--- INPUT ---
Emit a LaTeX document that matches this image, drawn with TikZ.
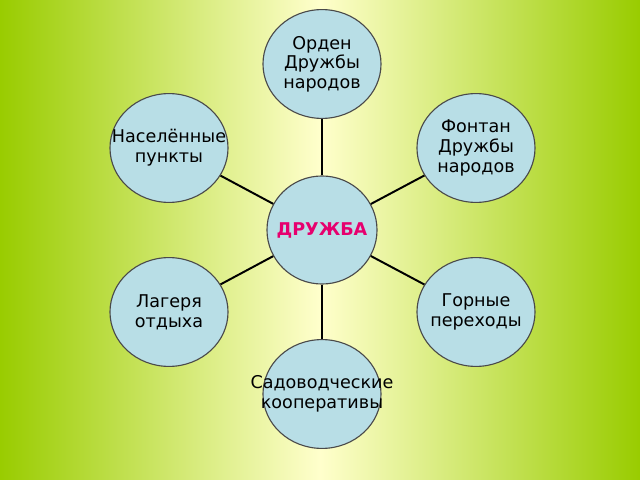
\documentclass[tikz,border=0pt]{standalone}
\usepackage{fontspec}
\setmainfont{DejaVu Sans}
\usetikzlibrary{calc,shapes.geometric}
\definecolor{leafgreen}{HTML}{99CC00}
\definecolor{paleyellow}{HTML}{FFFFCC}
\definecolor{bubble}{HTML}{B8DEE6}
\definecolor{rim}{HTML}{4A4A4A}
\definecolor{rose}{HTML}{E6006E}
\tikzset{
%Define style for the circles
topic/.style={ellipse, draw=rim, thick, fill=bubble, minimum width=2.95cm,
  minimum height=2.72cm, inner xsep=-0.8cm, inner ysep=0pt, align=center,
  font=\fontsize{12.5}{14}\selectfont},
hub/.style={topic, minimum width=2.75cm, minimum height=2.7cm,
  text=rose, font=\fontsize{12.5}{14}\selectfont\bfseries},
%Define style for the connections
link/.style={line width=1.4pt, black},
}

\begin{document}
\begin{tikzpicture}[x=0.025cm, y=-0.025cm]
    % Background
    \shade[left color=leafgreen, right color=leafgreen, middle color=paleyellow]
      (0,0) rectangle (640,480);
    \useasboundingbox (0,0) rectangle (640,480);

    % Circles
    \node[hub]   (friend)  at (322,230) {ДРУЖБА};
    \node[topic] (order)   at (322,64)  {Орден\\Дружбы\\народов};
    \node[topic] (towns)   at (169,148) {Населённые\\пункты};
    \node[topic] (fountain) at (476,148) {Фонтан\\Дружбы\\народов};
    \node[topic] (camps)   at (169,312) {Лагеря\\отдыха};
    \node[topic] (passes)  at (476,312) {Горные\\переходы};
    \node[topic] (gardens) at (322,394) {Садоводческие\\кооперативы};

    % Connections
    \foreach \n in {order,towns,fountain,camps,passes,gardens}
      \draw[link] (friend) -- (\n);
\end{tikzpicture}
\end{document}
* * *
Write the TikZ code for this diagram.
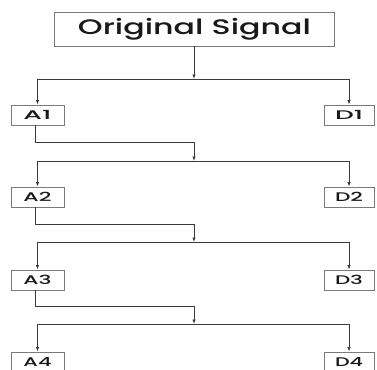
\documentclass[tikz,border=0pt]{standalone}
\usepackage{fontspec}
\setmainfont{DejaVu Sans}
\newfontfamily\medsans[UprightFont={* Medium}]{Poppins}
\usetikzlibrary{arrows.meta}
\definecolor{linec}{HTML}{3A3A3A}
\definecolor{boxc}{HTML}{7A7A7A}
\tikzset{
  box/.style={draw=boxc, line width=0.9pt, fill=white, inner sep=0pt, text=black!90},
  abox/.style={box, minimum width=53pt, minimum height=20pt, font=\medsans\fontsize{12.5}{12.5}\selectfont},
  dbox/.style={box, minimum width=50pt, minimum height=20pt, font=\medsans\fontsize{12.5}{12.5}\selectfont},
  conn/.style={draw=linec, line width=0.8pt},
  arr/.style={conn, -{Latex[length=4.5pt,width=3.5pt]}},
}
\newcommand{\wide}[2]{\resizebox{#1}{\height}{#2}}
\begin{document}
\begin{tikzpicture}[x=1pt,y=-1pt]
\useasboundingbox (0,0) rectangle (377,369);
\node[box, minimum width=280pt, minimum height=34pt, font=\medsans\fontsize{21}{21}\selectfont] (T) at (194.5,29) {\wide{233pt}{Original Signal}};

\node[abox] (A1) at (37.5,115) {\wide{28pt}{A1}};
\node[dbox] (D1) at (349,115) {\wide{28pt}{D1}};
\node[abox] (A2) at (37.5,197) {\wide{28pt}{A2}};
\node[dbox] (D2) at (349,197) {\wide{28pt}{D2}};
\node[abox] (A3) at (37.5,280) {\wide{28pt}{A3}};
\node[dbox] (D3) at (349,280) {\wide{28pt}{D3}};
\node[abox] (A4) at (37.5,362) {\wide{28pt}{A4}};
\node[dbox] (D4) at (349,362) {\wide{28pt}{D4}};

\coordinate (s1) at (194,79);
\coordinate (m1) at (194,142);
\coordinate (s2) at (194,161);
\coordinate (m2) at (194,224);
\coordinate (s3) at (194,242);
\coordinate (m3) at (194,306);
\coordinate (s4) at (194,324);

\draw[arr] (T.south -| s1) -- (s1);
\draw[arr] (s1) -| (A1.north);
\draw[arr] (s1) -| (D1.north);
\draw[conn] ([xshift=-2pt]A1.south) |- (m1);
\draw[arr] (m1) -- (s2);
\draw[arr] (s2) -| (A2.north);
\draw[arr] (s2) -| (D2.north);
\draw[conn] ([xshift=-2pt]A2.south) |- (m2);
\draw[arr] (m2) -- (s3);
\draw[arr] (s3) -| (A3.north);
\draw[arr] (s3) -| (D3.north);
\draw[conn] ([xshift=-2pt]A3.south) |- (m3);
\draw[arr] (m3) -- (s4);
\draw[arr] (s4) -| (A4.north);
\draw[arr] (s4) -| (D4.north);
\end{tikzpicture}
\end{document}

--- WHAT THE EXERCISE ASKS ---
Say how many lines in the records hold the string "this", and say nothing else.

--- ANSWER ---
2